Sie kamen an einem Gebäude mit einem grünen, geschwungenen Ziegeldach vorbei. An der Traufe waren Drachenfiguren angebracht. Jack erkannte es. Sie durchquerten den äußeren Hof des Ryoanji, des Tempels des friedlichen Drachen. Er war schon bei verschiedenen Gelegenheiten hier gewesen.

Im Jahr zuvor hatte er eines späten Abends zufällig gesehen, wie Akiko heimlich die Schule verließ. Neugierig und auch ein wenig beunruhigt war er ihr gefolgt und zu diesem Tempel gekommen. Akiko besuchte hier einen geheimnisvollen Mönch, dessen messerähnliche Hände mehr zum Kämpfen gemacht schienen als zum Beten. Sie hatte ihm zunächst keine glaubhafte Erklärung für ihre Heimlichtuerei geben können. Jack hatte sie schon im Verdacht gehabt, dass sie sich zum Ninja ausbilden ließ. Doch schließlich hatte Akiko ihm anvertraut, dass sie sich bei dem Mönch geistigen Trost für den Verlust ihres kleinen Bruders Kiyoshi holte. Jack wusste, dass sie den Mönch weiterhin besuchte. Er hatte sie nach ihrer Rückkehr an die Schule mehrmals dabei beobachtet, wie sie abends die Schule verließ.

»Ergreift ihn!«, zischte eine heisere Stimme.

Zwei Männer sprangen aus einer Seitengasse, packten Jack an den Armen und entrissen ihm seinen bo. Ein dritter Mann stülpte ihm einen Sack über den Kopf. Bevor Jack wusste, wie ihm geschah, hatten sie ihm schon die Beine unter dem Leib weggerissen und trugen ihn fort. Jack wehrte sich verzweifelt. Hinter sich hörte er Yori rufen.

»Halt! Oder ich…«

»Oder was, Kleiner?«, spottete die heisere Stimme. »Willst du uns in die Waden zwicken?«

Die beiden Männer, die Jack trugen, lachten.

»Ich warne euch«, sagte Yori mit zitternder Stimme. »Ich bin Schüler der Niten Ichi Ryu.«

»Dass ich nicht lache. Dort werden doch keine Zwerge ausgebildet.«

Ein Handgemenge entstand und Jack hörte einen Mann laut fluchen. Ein Stock zerbrach mit einem Knacken, eine Faust schlug mit einem dumpfen Laut zu und Yori stöhnte auf. Jack hörte ihn hinfallen. Er vergaß seine Angst. Die Wut verlieh ihm neue Kraft und er konnte ein Bein losreißen. Er trat damit zu und traf mit dem Fuß in ein Gesicht. Befriedigt hörte er, wie eine Nase knackend brach. Er trat erneut zu und riss auch das andere Bein los.

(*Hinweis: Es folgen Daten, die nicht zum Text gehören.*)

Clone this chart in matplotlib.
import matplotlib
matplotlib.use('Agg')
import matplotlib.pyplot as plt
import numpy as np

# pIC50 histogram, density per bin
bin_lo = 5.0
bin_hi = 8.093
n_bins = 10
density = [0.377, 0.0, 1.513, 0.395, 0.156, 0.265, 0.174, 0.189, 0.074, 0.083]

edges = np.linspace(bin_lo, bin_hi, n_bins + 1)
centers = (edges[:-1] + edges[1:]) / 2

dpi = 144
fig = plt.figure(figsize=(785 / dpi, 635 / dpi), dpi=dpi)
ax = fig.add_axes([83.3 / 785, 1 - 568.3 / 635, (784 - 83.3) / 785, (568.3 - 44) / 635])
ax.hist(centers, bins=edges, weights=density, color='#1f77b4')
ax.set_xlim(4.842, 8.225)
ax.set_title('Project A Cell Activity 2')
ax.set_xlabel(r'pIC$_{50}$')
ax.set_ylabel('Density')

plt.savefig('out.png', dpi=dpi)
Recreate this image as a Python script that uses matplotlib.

»Verdammter Gaijin!«, schimpfte der Mann und spuckte Blut.

Jack wollte fliehen, aber der andere Mann hielt von hinten seine Arme umklammert. Jack wollte den Kopf ruckartig zurückwerfen, um ihm die Zähne auszuschlagen, aber noch ehe er die Bewegung ausführen konnte, traf ihn etwas Hartes im Nacken.

Vor seinen Augen explodierten Blitze. Ihm wurde übel und er verlor das Bewusstsein.